** Task requirements **
Single out the lines that include the word "this". Copy them.

** Exercise inputs **
┄┄┄┄┄┄┄┄┄┄

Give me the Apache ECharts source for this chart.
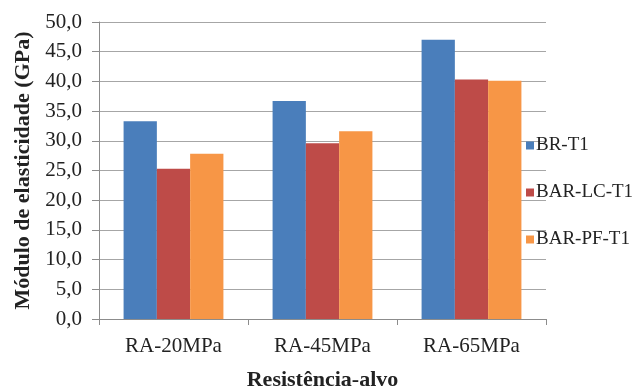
<!DOCTYPE html>
<html>
<head>
<meta charset="utf-8">
<script src="https://cdn.jsdelivr.net/npm/echarts@6/dist/echarts.min.js"></script>
<style>html,body{margin:0;padding:0;background:#fff}#c{width:638px;height:387px}</style>
</head>
<body>
<div id="c"></div>
<script>
const categories = ['RA-20MPa', 'RA-45MPa', 'RA-65MPa'];
const seriesNames = ['BR-T1', 'BAR-LC-T1', 'BAR-PF-T1'];
const brT1 = [33.3, 36.7, 47.0];
const barLcT1 = [25.3, 29.6, 40.3];
const barPfT1 = [27.8, 31.6, 40.1];
const colors = ['#4a7ebb', '#be4b48', '#f79646'];

const serif = '"Liberation Serif", "DejaVu Serif", serif';
const chart = echarts.init(document.getElementById('c'));
const data = [brT1, barLcT1, barPfT1];
chart.setOption({
  animation: false,
  color: colors,
  textStyle: { fontFamily: serif },
  grid: { left: 99, right: 92, top: 22, bottom: 68, containLabel: false, outerBoundsMode: 'none' },
  legend: {
    orient: 'vertical',
    left: 521,
    top: 131,
    itemWidth: 8,
    itemHeight: 8,
    itemGap: 28,
    icon: 'rect',
    textStyle: { fontFamily: serif, fontSize: 19, color: '#222', padding: [0, 0, 0, -3] },
    data: seriesNames
  },
  xAxis: {
    type: 'category',
    data: categories,
    name: 'Resistência-alvo',
    nameLocation: 'middle',
    nameGap: 50,
    nameTextStyle: { fontFamily: serif, fontSize: 22, fontWeight: 'bold', color: '#222' },
    axisLine: { lineStyle: { color: '#8c8c8c', width: 1 } },
    axisTick: { show: true, length: 6, lineStyle: { color: '#8c8c8c' } },
    axisLabel: { fontFamily: serif, fontSize: 21, color: '#222', margin: 17 }
  },
  yAxis: {
    type: 'value',
    min: 0,
    max: 50,
    interval: 5,
    name: 'Módulo de elasticidade (GPa)',
    nameLocation: 'middle',
    nameGap: 64,
    nameTextStyle: { fontFamily: serif, fontSize: 22, fontWeight: 'bold', color: '#222' },
    axisLine: { show: true, lineStyle: { color: '#8c8c8c' } },
    axisTick: { show: true, length: 7, lineStyle: { color: '#8c8c8c' } },
    axisLabel: {
      fontFamily: serif, fontSize: 21, color: '#222', margin: 17,
      formatter: v => v.toFixed(1).replace('.', ',')
    },
    splitLine: { lineStyle: { color: '#a6a6a6', width: 1 } }
  },
  series: seriesNames.map((n, i) => ({
    name: n,
    type: 'bar',
    data: data[i],
    barGap: '0%',
    barCategoryGap: '33%',
    itemStyle: { color: colors[i] }
  }))
});
</script>
</body>
</html>
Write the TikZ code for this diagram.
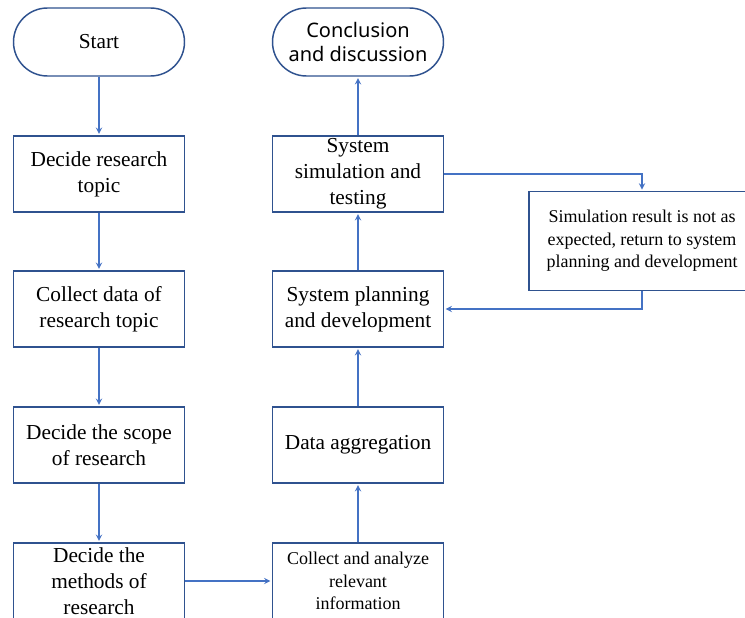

┄┄┄┄┄┄┄┄┄┄

** Output below **
Give me the Apache ECharts source for this chart.
Write the TikZ code for this diagram.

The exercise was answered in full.